-- Start Extracted records --

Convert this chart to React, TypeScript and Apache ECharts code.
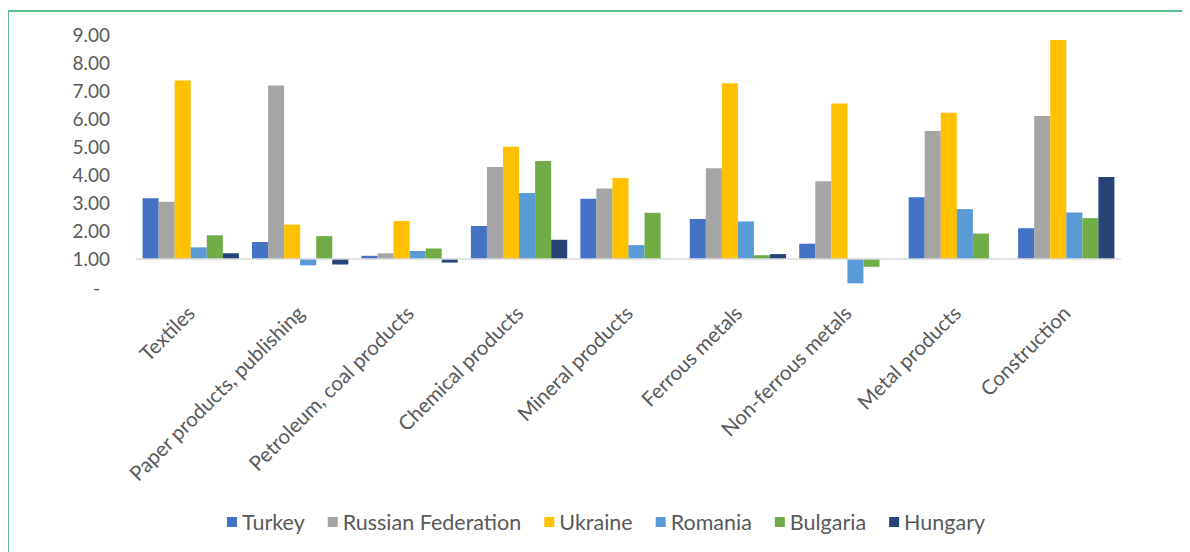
import React, { useEffect, useRef } from "react";
import * as echarts from "echarts";

const categories = [
  "Textiles",
  "Paper products, publishing",
  "Petroleum, coal products",
  "Chemical products",
  "Mineral products",
  "Ferrous metals",
  "Non-ferrous metals",
  "Metal products",
  "Construction",
];

const turkey = [3.16, 1.6, 1.11, 2.17, 3.14, 2.42, 1.54, 3.19, 2.09];
const russia = [3.03, 7.17, 1.2, 4.27, 3.5, 4.22, 3.76, 5.55, 6.08];
const ukraine = [7.35, 2.22, 2.35, 4.99, 3.88, 7.25, 6.53, 6.2, 8.79];
const romania = [1.41, 0.77, 1.28, 3.34, 1.49, 2.33, 0.13, 2.77, 2.65];
const bulgaria = [1.84, 1.81, 1.37, 4.48, 2.64, 1.13, 0.72, 1.9, 2.45];
const hungary: (number | null)[] = [1.2, 0.8, 0.87, 1.68, null, 1.17, null, null, 3.91];

const seriesNames = ["Turkey", "Russian Federation", "Ukraine", "Romania", "Bulgaria", "Hungary"];
const seriesData = [turkey, russia, ukraine, romania, bulgaria, hungary];
const colors = ["#4472C4", "#A5A5A5", "#FFC000", "#5B9BD5", "#70AD47", "#264478"];

// Bars in the reference grow from the 1.00 line
const BASE = 1;

export default function App() {
  const ref = useRef<HTMLDivElement>(null);
  useEffect(() => {
    if (!ref.current) return;
    const chart = echarts.init(ref.current, undefined, { renderer: "svg" });
    const font = "Lato, 'Noto Sans', sans-serif";
    chart.setOption({
      animation: false,
      textStyle: { fontFamily: font },
      color: colors,
      graphic: [
        {
          type: "rect",
          shape: { x: 0, y: 3, width: 1400, height: 800 },
          style: { fill: "none", stroke: "#5cbd8c", lineWidth: 2 },
          silent: true,
        },
      ],
      grid: { left: 128, right: 69, top: 26, bottom: 265, containLabel: false },
      legend: {
        left: 214,
        top: 498,
        itemWidth: 10,
        itemHeight: 10,
        itemGap: 23,
        icon: "rect",
        textStyle: { color: "#595959", fontSize: 21.5, fontFamily: font },
        data: seriesNames,
      },
      xAxis: {
        type: "category",
        data: categories,
        axisLine: { show: false, onZero: false },
        axisTick: { show: false },
        axisLabel: {
          rotate: 45,
          interval: 0,
          margin: 22,
          color: "#595959",
          fontSize: 20.5,
          fontFamily: font,
        },
      },
      yAxis: {
        type: "value",
        min: -1,
        max: 8,
        interval: 1,
        splitLine: { show: false },
        axisLine: { show: false },
        axisTick: { show: false },
        axisLabel: {
          margin: 26,
          color: "#595959",
          fontSize: 19,
          fontFamily: font,
          formatter: (v: number) => {
            const real = Math.round((v + BASE) * 100) / 100;
            if (real === 0) return "{d|-}";
            return real.toFixed(2);
          },
          rich: {
            d: { padding: [0, 10, 0, 0], fontSize: 19, color: "#595959", fontFamily: font },
          },
        },
      },
      series: seriesNames.map((name, i) => ({
        name,
        type: "bar",
        barGap: "0%",
        barCategoryGap: "12%",
        data: seriesData[i].map((v) => (v === null ? null : v - BASE)),
        itemStyle: { color: colors[i] },
        ...(i === 0
          ? {
              markLine: {
                silent: true,
                symbol: "none",
                label: { show: false },
                lineStyle: { color: "#d9d9d9", width: 1.5, type: "solid" },
                data: [{ yAxis: 0 }],
              },
            }
          : {}),
      })),
    });
    return () => chart.dispose();
  }, []);
  return <div ref={ref} style={{ width: 1182, height: 544 }} />;
}
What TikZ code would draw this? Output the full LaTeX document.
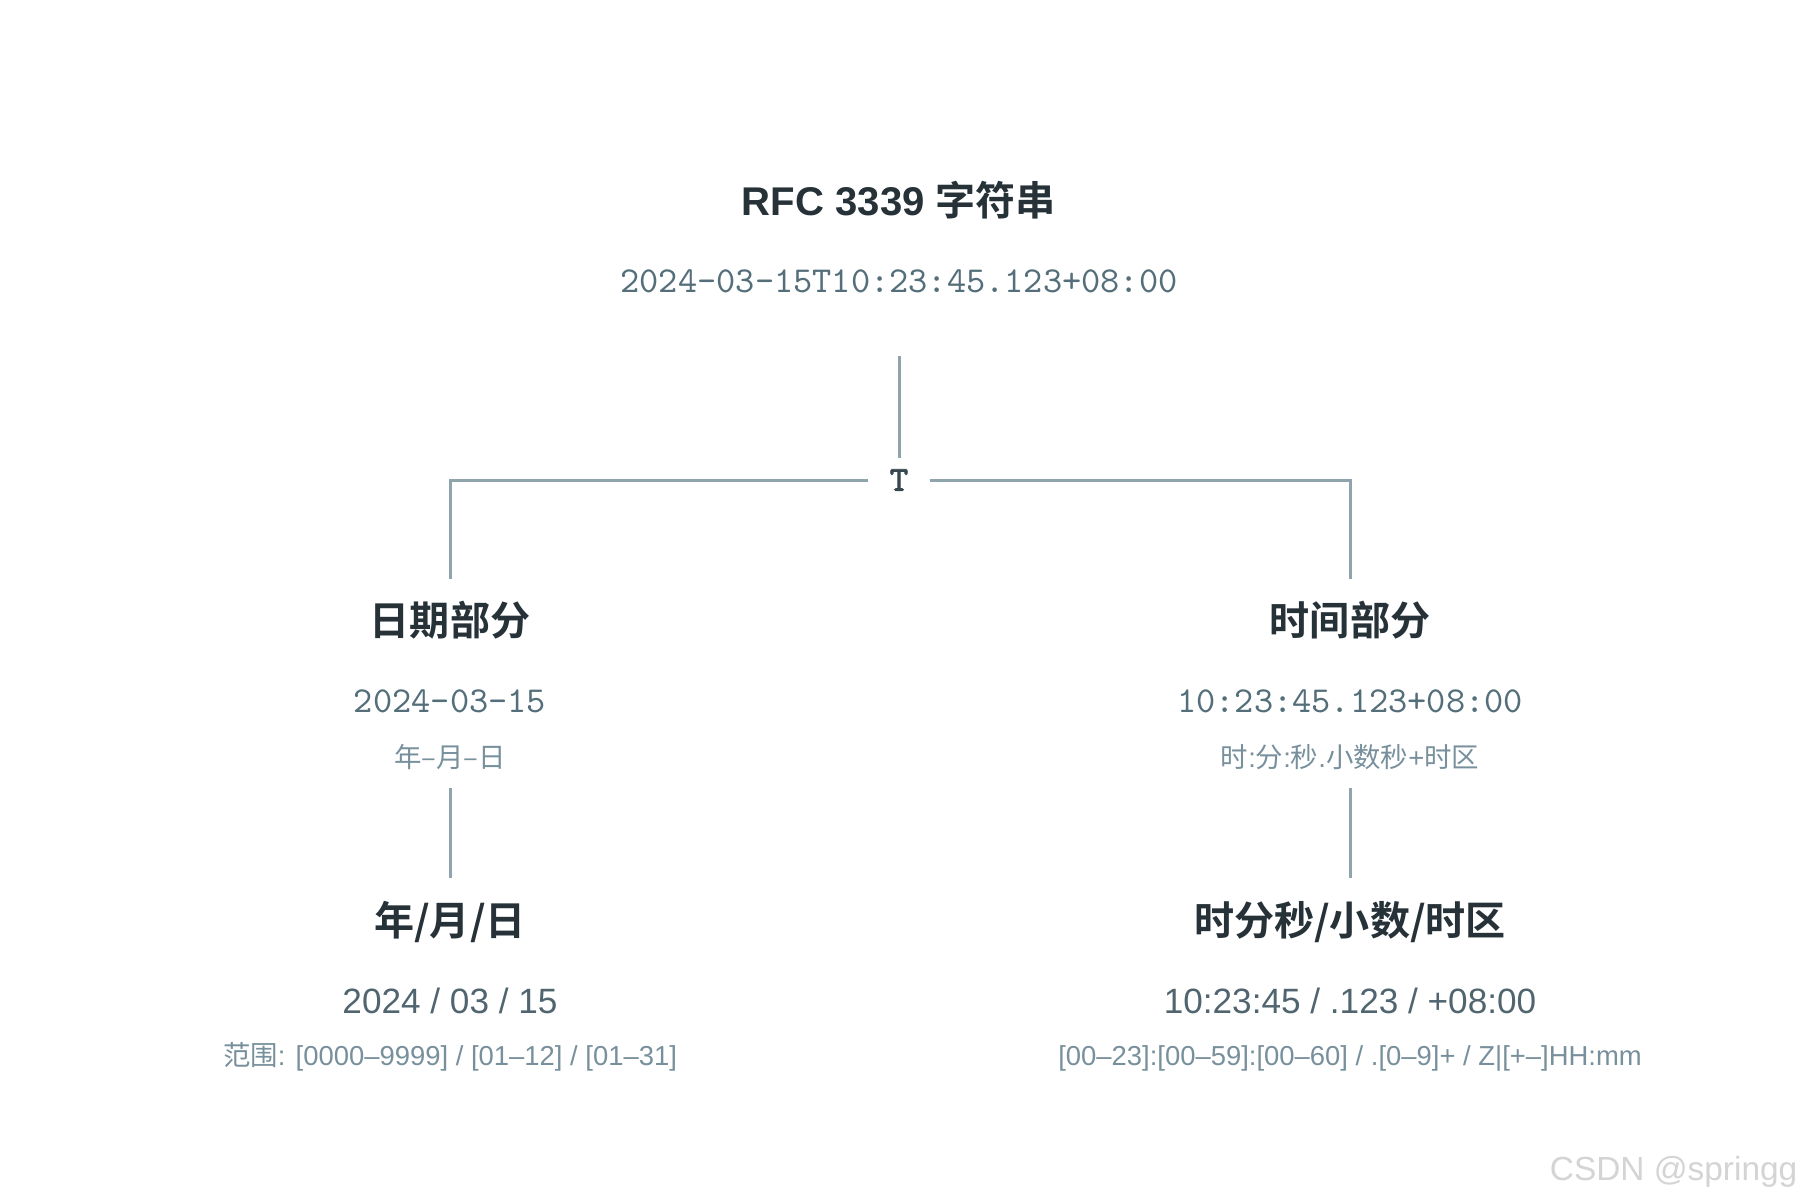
\documentclass[tikz,border=0pt]{standalone}
\usepackage{fontspec}
\setmainfont{Liberation Sans}
\newfontfamily\cjk{Noto Sans CJK SC}[BoldFont={Noto Sans CJK SC Bold}]
\newfontfamily\ttbold{Latin Modern Mono}[FakeBold=2.5]
\definecolor{headc}{HTML}{263238}
\definecolor{monoc}{HTML}{546E7A}
\definecolor{numc}{HTML}{50656F}
\definecolor{smallc}{HTML}{78909C}
\definecolor{linec}{HTML}{90A4AE}
\definecolor{tc}{HTML}{37474F}
\definecolor{wmc}{HTML}{D4D4D4}
\tikzset{
  head/.style={anchor=base, inner sep=0pt, text=headc, font=\fontsize{11.4}{13}\selectfont\bfseries},
  monotxt/.style={anchor=base, inner sep=0pt, text=monoc, font=\fontsize{10.4}{12}\ttfamily},
  numtxt/.style={anchor=base, inner sep=0pt, text=numc, font=\fontsize{10}{12}\selectfont},
  smalltxt/.style={anchor=base, inner sep=0pt, text=smallc, font=\fontsize{7.8}{9}\selectfont},
  conn/.style={draw=linec, line width=0.85pt},
  tlabel/.style={inner sep=0pt, minimum width=0.6cm, minimum height=0.42cm, text=tc, font=\fontsize{10}{11}\ttbold}
}
\begin{document}
\begin{tikzpicture}[x=0.01cm, y=-0.01cm]
\useasboundingbox[fill=white] (0,0) rectangle (1800,1200);

% top
\node[head] (title) at (899,215) {RFC 3339 {\cjk\bfseries 字符串}};
\node[monotxt] (full) at (899,292) {2024-03-15T10:23:45.123+08:00};

% hub
\coordinate (topend) at (899,356);
\node[tlabel] (T) at (899,480) {T};
\coordinate (lcorner) at (450,480);
\coordinate (rcorner) at (1350,480);
\coordinate (ltop) at (450,579);
\coordinate (rtop) at (1350,579);
\draw[conn] (topend) -- (T.north);
\draw[conn] (T.west) -- (lcorner) -- (ltop);
\draw[conn] (T.east) -- (rcorner) -- (rtop);

% left branch
\node[head] (datehead) at (450,635) {\cjk\bfseries 日期部分};
\node[monotxt] (datemono) at (450,712) {2024-03-15};
\node[smalltxt] (datefmt) at (450,767) {\cjk 年–月–日};
\coordinate (lmid1) at (450,788);
\coordinate (lmid2) at (450,878);
\draw[conn] (lmid1) -- (lmid2);
\node[head] (ymd) at (450,935) {\cjk\bfseries 年/月/日};
\node[numtxt] (ymdnum) at (450,1013) {2024 / 03 / 15};
\node[smalltxt] (ymdrange) at (450,1065) {{\cjk 范围}: [0000–9999] / [01–12] / [01–31]};

% right branch
\node[head] (timehead) at (1350,635) {\cjk\bfseries 时间部分};
\node[monotxt] (timemono) at (1350,712) {10:23:45.123+08:00};
\node[smalltxt] (timefmt) at (1350,767) {{\cjk 时}:{\cjk 分}:{\cjk 秒}.{\cjk 小数秒}+{\cjk 时区}};
\coordinate (rmid1) at (1350,788);
\coordinate (rmid2) at (1350,878);
\draw[conn] (rmid1) -- (rmid2);
\node[head] (hms) at (1350,935) {\cjk\bfseries 时分秒/小数/时区};
\node[numtxt] (hmsnum) at (1350,1013) {10:23:45 / .123 / +08:00};
\node[smalltxt] (hmsrange) at (1350,1065) {[00–23]:[00–59]:[00–60] / .[0–9]+ / Z|[+–]HH:mm};

% watermark
\node[anchor=base east, inner sep=0pt, text=wmc, font=\fontsize{9.5}{11}\selectfont] (wm) at (1798,1180) {CSDN @springg};
\end{tikzpicture}
\end{document}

-- End Extracted records --

- Work to complete -
Leave the pictures out, and transcribe each of the records exactly.

- Response -
Convert this chart to React, TypeScript and Apache ECharts code.
import React, { useEffect, useRef } from "react";
import * as echarts from "echarts";

const categories = [
  "Textiles",
  "Paper products, publishing",
  "Petroleum, coal products",
  "Chemical products",
  "Mineral products",
  "Ferrous metals",
  "Non-ferrous metals",
  "Metal products",
  "Construction",
];

const turkey = [3.16, 1.6, 1.11, 2.17, 3.14, 2.42, 1.54, 3.19, 2.09];
const russia = [3.03, 7.17, 1.2, 4.27, 3.5, 4.22, 3.76, 5.55, 6.08];
const ukraine = [7.35, 2.22, 2.35, 4.99, 3.88, 7.25, 6.53, 6.2, 8.79];
const romania = [1.41, 0.77, 1.28, 3.34, 1.49, 2.33, 0.13, 2.77, 2.65];
const bulgaria = [1.84, 1.81, 1.37, 4.48, 2.64, 1.13, 0.72, 1.9, 2.45];
const hungary: (number | null)[] = [1.2, 0.8, 0.87, 1.68, null, 1.17, null, null, 3.91];

const seriesNames = ["Turkey", "Russian Federation", "Ukraine", "Romania", "Bulgaria", "Hungary"];
const seriesData = [turkey, russia, ukraine, romania, bulgaria, hungary];
const colors = ["#4472C4", "#A5A5A5", "#FFC000", "#5B9BD5", "#70AD47", "#264478"];

// Bars in the reference grow from the 1.00 line
const BASE = 1;

export default function App() {
  const ref = useRef<HTMLDivElement>(null);
  useEffect(() => {
    if (!ref.current) return;
    const chart = echarts.init(ref.current, undefined, { renderer: "svg" });
    const font = "Lato, 'Noto Sans', sans-serif";
    chart.setOption({
      animation: false,
      textStyle: { fontFamily: font },
      color: colors,
      graphic: [
        {
          type: "rect",
          shape: { x: 0, y: 3, width: 1400, height: 800 },
          style: { fill: "none", stroke: "#5cbd8c", lineWidth: 2 },
          silent: true,
        },
      ],
      grid: { left: 128, right: 69, top: 26, bottom: 265, containLabel: false },
      legend: {
        left: 214,
        top: 498,
        itemWidth: 10,
        itemHeight: 10,
        itemGap: 23,
        icon: "rect",
        textStyle: { color: "#595959", fontSize: 21.5, fontFamily: font },
        data: seriesNames,
      },
      xAxis: {
        type: "category",
        data: categories,
        axisLine: { show: false, onZero: false },
        axisTick: { show: false },
        axisLabel: {
          rotate: 45,
          interval: 0,
          margin: 22,
          color: "#595959",
          fontSize: 20.5,
          fontFamily: font,
        },
      },
      yAxis: {
        type: "value",
        min: -1,
        max: 8,
        interval: 1,
        splitLine: { show: false },
        axisLine: { show: false },
        axisTick: { show: false },
        axisLabel: {
          margin: 26,
          color: "#595959",
          fontSize: 19,
          fontFamily: font,
          formatter: (v: number) => {
            const real = Math.round((v + BASE) * 100) / 100;
            if (real === 0) return "{d|-}";
            return real.toFixed(2);
          },
          rich: {
            d: { padding: [0, 10, 0, 0], fontSize: 19, color: "#595959", fontFamily: font },
          },
        },
      },
      series: seriesNames.map((name, i) => ({
        name,
        type: "bar",
        barGap: "0%",
        barCategoryGap: "12%",
        data: seriesData[i].map((v) => (v === null ? null : v - BASE)),
        itemStyle: { color: colors[i] },
        ...(i === 0
          ? {
              markLine: {
                silent: true,
                symbol: "none",
                label: { show: false },
                lineStyle: { color: "#d9d9d9", width: 1.5, type: "solid" },
                data: [{ yAxis: 0 }],
              },
            }
          : {}),
      })),
    });
    return () => chart.dispose();
  }, []);
  return <div ref={ref} style={{ width: 1182, height: 544 }} />;
}
What TikZ code would draw this? Output the full LaTeX document.
\documentclass[tikz,border=0pt]{standalone}
\usepackage{fontspec}
\setmainfont{Liberation Sans}
\newfontfamily\cjk{Noto Sans CJK SC}[BoldFont={Noto Sans CJK SC Bold}]
\newfontfamily\ttbold{Latin Modern Mono}[FakeBold=2.5]
\definecolor{headc}{HTML}{263238}
\definecolor{monoc}{HTML}{546E7A}
\definecolor{numc}{HTML}{50656F}
\definecolor{smallc}{HTML}{78909C}
\definecolor{linec}{HTML}{90A4AE}
\definecolor{tc}{HTML}{37474F}
\definecolor{wmc}{HTML}{D4D4D4}
\tikzset{
  head/.style={anchor=base, inner sep=0pt, text=headc, font=\fontsize{11.4}{13}\selectfont\bfseries},
  monotxt/.style={anchor=base, inner sep=0pt, text=monoc, font=\fontsize{10.4}{12}\ttfamily},
  numtxt/.style={anchor=base, inner sep=0pt, text=numc, font=\fontsize{10}{12}\selectfont},
  smalltxt/.style={anchor=base, inner sep=0pt, text=smallc, font=\fontsize{7.8}{9}\selectfont},
  conn/.style={draw=linec, line width=0.85pt},
  tlabel/.style={inner sep=0pt, minimum width=0.6cm, minimum height=0.42cm, text=tc, font=\fontsize{10}{11}\ttbold}
}
\begin{document}
\begin{tikzpicture}[x=0.01cm, y=-0.01cm]
\useasboundingbox[fill=white] (0,0) rectangle (1800,1200);

% top
\node[head] (title) at (899,215) {RFC 3339 {\cjk\bfseries 字符串}};
\node[monotxt] (full) at (899,292) {2024-03-15T10:23:45.123+08:00};

% hub
\coordinate (topend) at (899,356);
\node[tlabel] (T) at (899,480) {T};
\coordinate (lcorner) at (450,480);
\coordinate (rcorner) at (1350,480);
\coordinate (ltop) at (450,579);
\coordinate (rtop) at (1350,579);
\draw[conn] (topend) -- (T.north);
\draw[conn] (T.west) -- (lcorner) -- (ltop);
\draw[conn] (T.east) -- (rcorner) -- (rtop);

% left branch
\node[head] (datehead) at (450,635) {\cjk\bfseries 日期部分};
\node[monotxt] (datemono) at (450,712) {2024-03-15};
\node[smalltxt] (datefmt) at (450,767) {\cjk 年–月–日};
\coordinate (lmid1) at (450,788);
\coordinate (lmid2) at (450,878);
\draw[conn] (lmid1) -- (lmid2);
\node[head] (ymd) at (450,935) {\cjk\bfseries 年/月/日};
\node[numtxt] (ymdnum) at (450,1013) {2024 / 03 / 15};
\node[smalltxt] (ymdrange) at (450,1065) {{\cjk 范围}: [0000–9999] / [01–12] / [01–31]};

% right branch
\node[head] (timehead) at (1350,635) {\cjk\bfseries 时间部分};
\node[monotxt] (timemono) at (1350,712) {10:23:45.123+08:00};
\node[smalltxt] (timefmt) at (1350,767) {{\cjk 时}:{\cjk 分}:{\cjk 秒}.{\cjk 小数秒}+{\cjk 时区}};
\coordinate (rmid1) at (1350,788);
\coordinate (rmid2) at (1350,878);
\draw[conn] (rmid1) -- (rmid2);
\node[head] (hms) at (1350,935) {\cjk\bfseries 时分秒/小数/时区};
\node[numtxt] (hmsnum) at (1350,1013) {10:23:45 / .123 / +08:00};
\node[smalltxt] (hmsrange) at (1350,1065) {[00–23]:[00–59]:[00–60] / .[0–9]+ / Z|[+–]HH:mm};

% watermark
\node[anchor=base east, inner sep=0pt, text=wmc, font=\fontsize{9.5}{11}\selectfont] (wm) at (1798,1180) {CSDN @springg};
\end{tikzpicture}
\end{document}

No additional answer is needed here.